Musica e perfezione con Levi e Lifits

di Alberto Spano

Pianista e direttore in stato di grazia instaurano una formidabile unità d'intenti per un concerto da ricordare, nell'audace stagione al Paladozza al tempo del Covid.

BOLOGNA, 15 ottobre 2020 – Un concerto perfetto. Così si potrebbe sintetizzare la bella serata con l’Orchestra del Teatro Comunale di Bologna diretta da Yoel Levi con la partecipazione del pianista Michail Lifits, quarto appuntamento sinfonico ospitato al PalaDozza di Bologna, era post-Covid. Dopo quasi un mese di frequentazione di questa singolare sala di concerto, nata per il basket ma ora riadattata alla musica classica con coraggiosa audacia dalla dirigenza del teatro, bisogna riconoscere che molto si è migliorato in termini di diffusione del suono. Meno spaesati e più consapevoli nella loro prestazione paiono i professori dell’orchestra, continue messe a punto dell’impianto elettronico di amplificazione sono nel frattempo intervenute, oltre ad una decisa capacità di assuefazione del pubblico alla riverberata e un po’ confusionaria acustica dell’enorme e altissima costruzione, tanto da poterci offrire serate di alto livello performativo, col conforto continuo della sicurezza e del distanziamento fisico secondo le più severe norme anti-Covid. Non è cosa da poco, e continuo resta il sentimento di riconoscenza nei confronti di chi si è assunta la quasi folle decisione di trasferire qui la stagione post lockdown del teatro, lirica e sinfonica.

Sarà poi che pianista e direttore sono in un particolare stato di grazia, e che fra loro si è instaurata una formidabile unità di intenti interpretativi, fatto sta che è difficile immaginare oggigiorno una esecuzione più felice del Primo Concerto in sol minore per pianoforte e orchestra op. 25 di Felix Mendelssohn-Bartholdy di quella ascoltata l’altra sera.

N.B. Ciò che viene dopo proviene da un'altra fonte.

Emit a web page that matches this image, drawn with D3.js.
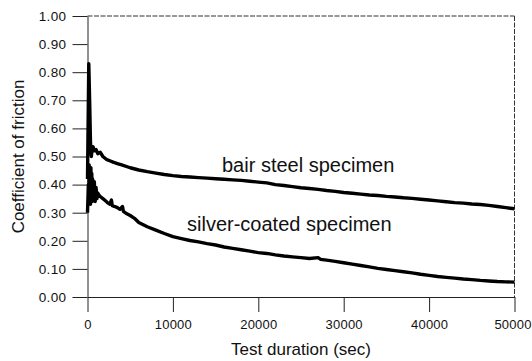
<!DOCTYPE html>
<html>
<head>
<meta charset="utf-8">
<script src="https://cdn.jsdelivr.net/npm/d3@7"></script>
<style>
  body { margin: 0; background: #fff; }
  svg { display: block; font-family: "Liberation Sans", Arial, sans-serif; }
  .axis text { font-size: 13.5px; fill: #111; letter-spacing: 0.4px; }
  .x-axis .tick text { font-size: 13px; letter-spacing: 0.2px; }
  .axis path, .axis line { stroke: #222; stroke-width: 1; }
</style>
</head>
<body>
<div id="wrapper"></div>
<script>
// 1. Data
const steelTime = [0, 150, 250, 350, 450, 550, 650, 800, 1000, 1200, 1500, 1800, 2200, 2600, 3000, 3500, 4000, 5000, 6000, 7000, 8000, 9000, 10000,
  11000, 12000, 13000, 14000, 15000, 16000, 17000, 18000, 19000, 20000, 21000, 22000, 23000, 24000, 25000, 26000, 27000, 28000, 29000, 30000,
  31000, 32000, 33000, 34000, 35000, 36000, 37000, 38000, 39000, 40000, 41000, 42000, 43000, 44000, 45000, 46000, 47000, 48000, 49000, 50000]
const steelCof = [0.42, 0.83, 0.70, 0.55, 0.50, 0.53, 0.535, 0.52, 0.525, 0.51, 0.515, 0.50, 0.49, 0.485, 0.48, 0.475, 0.47, 0.46, 0.452, 0.446, 0.441, 0.436, 0.432,
  0.429, 0.427, 0.425, 0.423, 0.421, 0.419, 0.417, 0.415, 0.412, 0.409, 0.406, 0.400, 0.397, 0.393, 0.389, 0.386, 0.383, 0.379, 0.376, 0.372,
  0.369, 0.366, 0.363, 0.361, 0.358, 0.356, 0.353, 0.351, 0.348, 0.345, 0.342, 0.339, 0.336, 0.334, 0.331, 0.329, 0.326, 0.322, 0.318, 0.314]

const silverTime = [0, 100, 150, 200, 250, 300, 350, 400, 450, 500, 550, 600, 700, 800, 900, 1000, 1100, 1200, 1400, 1600, 1800, 2000, 2300, 2600,
  2800, 2900, 3200, 3500, 3800, 4100, 4200, 4500, 5000, 5500, 6000, 7000, 8000, 9000, 10000, 11000, 12000, 13000, 14000, 15000, 16000, 17000,
  18000, 19000, 20000, 21000, 22000, 23000, 24000, 25000, 26000, 27000, 27300, 28000, 29000, 30000, 31000, 32000, 33000, 34000, 35000, 36000,
  37000, 38000, 39000, 40000, 41000, 42000, 43000, 44000, 45000, 46000, 47000, 48000, 49000, 50000]
const silverCof = [0.30, 0.40, 0.34, 0.47, 0.36, 0.45, 0.33, 0.46, 0.35, 0.44, 0.34, 0.42, 0.35, 0.41, 0.34, 0.39, 0.35, 0.37, 0.36, 0.355, 0.35, 0.345, 0.337, 0.33,
  0.345, 0.325, 0.322, 0.318, 0.312, 0.322, 0.305, 0.298, 0.29, 0.28, 0.265, 0.25, 0.238, 0.226, 0.215, 0.208, 0.201, 0.196, 0.19, 0.185, 0.178, 0.173,
  0.168, 0.163, 0.158, 0.155, 0.15, 0.146, 0.143, 0.14, 0.137, 0.14, 0.134, 0.131, 0.127, 0.122, 0.117, 0.112, 0.107, 0.102, 0.098, 0.094,
  0.09, 0.086, 0.081, 0.077, 0.073, 0.07, 0.067, 0.064, 0.062, 0.059, 0.057, 0.055, 0.054, 0.053]

const xTicks = [0, 10000, 20000, 30000, 40000, 50000]
const yTicks = [0, 0.1, 0.2, 0.3, 0.4, 0.5, 0.6, 0.7, 0.8, 0.9, 1.0]

const steel = steelTime.map((t, i) => ({ t, v: steelCof[i] }))
const silver = silverTime.map((t, i) => ({ t, v: silverCof[i] }))
const xAccessor = d => d.t
const yAccessor = d => d.v

// 2. Dimensions
let dimensions = {
  width: 532,
  height: 361,
  margin: { top: 16, right: 17.5, bottom: 64, left: 87.5 },
}
dimensions.boundedWidth = dimensions.width - dimensions.margin.left - dimensions.margin.right
dimensions.boundedHeight = dimensions.height - dimensions.margin.top - dimensions.margin.bottom

// 3. Canvas
const wrapper = d3.select("#wrapper")
  .append("svg")
  .attr("width", dimensions.width)
  .attr("height", dimensions.height)

const bounds = wrapper.append("g")
  .attr("transform", `translate(${dimensions.margin.left},${dimensions.margin.top})`)

// 4. Scales
const xScale = d3.scaleLinear()
  .domain([0, 50000])
  .range([0, dimensions.boundedWidth])

const yScale = d3.scaleLinear()
  .domain([0, 1])
  .range([dimensions.boundedHeight, 0])

// 5. Frame (top and right edges)
bounds.append("line")
  .attr("x1", 0).attr("x2", dimensions.boundedWidth)
  .attr("y1", 0).attr("y2", 0)
  .attr("stroke", "#333").attr("stroke-dasharray", "5,1.5")
bounds.append("line")
  .attr("x1", dimensions.boundedWidth).attr("x2", dimensions.boundedWidth)
  .attr("y1", 0).attr("y2", dimensions.boundedHeight)
  .attr("stroke", "#333").attr("stroke-dasharray", "5,1.5")

// 6. Axes
const xAxis = bounds.append("g")
  .attr("class", "axis x-axis")
  .attr("transform", `translate(0,${dimensions.boundedHeight})`)
  .call(d3.axisBottom(xScale)
    .tickValues(xTicks)
    .tickFormat(d3.format("d"))
    .tickSize(15)
    .tickSizeOuter(0)
    .tickPadding(8))

// last label sits right at the page edge, nudge it in a bit
xAxis.selectAll(".tick text")
  .filter(d => d === 50000)
  .attr("dx", -2)

const yAxis = bounds.append("g")
  .attr("class", "axis y-axis")
  .call(d3.axisLeft(yScale)
    .tickValues(yTicks)
    .tickFormat(d3.format(".2f"))
    .tickSize(15)
    .tickSizeOuter(0)
    .tickPadding(6))

xAxis.append("text")
  .attr("x", dimensions.boundedWidth / 2)
  .attr("y", 58)
  .attr("text-anchor", "middle")
  .style("font-size", "17px")
  .style("letter-spacing", "0")
  .attr("fill", "#111")
  .text("Test duration (sec)")

yAxis.append("text")
  .attr("transform", "rotate(-90)")
  .attr("x", -dimensions.boundedHeight / 2)
  .attr("y", -dimensions.margin.left + 24)
  .attr("text-anchor", "middle")
  .style("font-size", "17px")
  .style("letter-spacing", "0")
  .attr("fill", "#111")
  .text("Coefficient of friction")

// 7. Data lines
const lineGenerator = d3.line()
  .x(d => xScale(xAccessor(d)))
  .y(d => yScale(yAccessor(d)))

bounds.append("path")
  .datum(steel)
  .attr("d", lineGenerator)
  .attr("fill", "none")
  .attr("stroke", "#000")
  .attr("stroke-width", 3.4)
  .attr("stroke-linejoin", "round")

bounds.append("path")
  .datum(silver)
  .attr("d", lineGenerator)
  .attr("fill", "none")
  .attr("stroke", "#000")
  .attr("stroke-width", 3.4)
  .attr("stroke-linejoin", "round")

// 8. Labels on the curves
bounds.append("text")
  .attr("x", 222 - dimensions.margin.left)
  .attr("y", 172 - dimensions.margin.top)
  .style("font-size", "20px")
  .attr("fill", "#111")
  .text("bair steel specimen")

bounds.append("text")
  .attr("x", 187 - dimensions.margin.left)
  .attr("y", 231 - dimensions.margin.top)
  .style("font-size", "20px")
  .attr("fill", "#111")
  .text("silver-coated specimen")
</script>
</body>
</html>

Il settantenne direttore israeliano Yoel Levi, già allievo di due immensi maestri quali Franco Ferrara e Kirill Kondrashin, nonché vincitore del Concorso Internazionale di Besançon e assistente per sei anni di Lorin Maazel, è uno di quei musicisti che possiede il dono della naturalezza e della grazia. Entra nella musica di Mendelssohn abbattendo ogni barriera tecnica, tutto fluisce con lui con accecante proprietà. L’orchestra lo segue come trasfigurata, ogni strumentista si sente come all’interno di un vortice formale che lo protegge e avvolge, dando il meglio di sé e liberando singolarmente le mai sopite virtù strumentali. Gli va dietro con incredibile scioltezza il trentottenne pianista uzbeko naturalizzato tedesco Michail Lifits, che qui suona esattamente dieci anni dopo il suo quasi invisibile esordio solistico sotto le due torri nel 2010, quale fresco vincitore del Concorso Pianistico “Ferruccio Busoni” di Bolzano. Cosa vuole dire la maturazione di una carriera: lo ricordavamo allora provetto esecutore in punta di forchetta, con quella tipica perfezione un po’ anodina di chi sbaraglia i concorsi, lo ritroviamo ora un poeta sensibilissimo della tastiera che non ha perso un ette di quella perfezione tecnica che gli consentì la vittoria, ma con una aggiunta carica emotiva e un peso sonoro che ha pochi confronti oggi con i suoi coetanei. Levi e Lifits assieme offrono un approccio estremamente fluido e toccante a questo difficilissimo concerto di Mendelssohn, sempre in bilico fra romanticismo lirico e brillantezza Biedermier. Lifits lo affronta spavaldo con sovrana armonia, senza la benché minima sbavatura e con una spettacolare rifinitura del gioco puramente pianistico (il famoso jeux perlé), quale non udivamo così riuscito in concerto dai tempi di Nikita Magaloff. Impressione confermata nell’affascinante bis col Notturno postumo in do diesis minore di Chopin, offerto con un raffinato rubato d’altri tempi.

Yoel Levi continua poi a cavare il miglior suono possibile dall’orchestra e la migliore concentrazione espressiva, con geniali spunti ed evidenze strumentali, nella Sinfonia n. 3 in mi bemolle maggiore op. 55 “Eroica” di Beethoven. Una lettura estremamente coerente e matura, frutto di una familiarità assoluta col testo e un approfondimento musicale di rara sagacia. La macchina orchestrale è con Levi sempre sotto controllo, tutto funziona come un meraviglioso meccanismo perfettamente oliato, fino a fare emergere la musica nella sua più totale purezza. Financo a piegare la problematica acustica del luogo al proprio volere, con sbalorditiva sensibilità di adattamento.

Un concerto memorabile da segnare fra i migliori nella storia del Teatro Comunale di Bologna.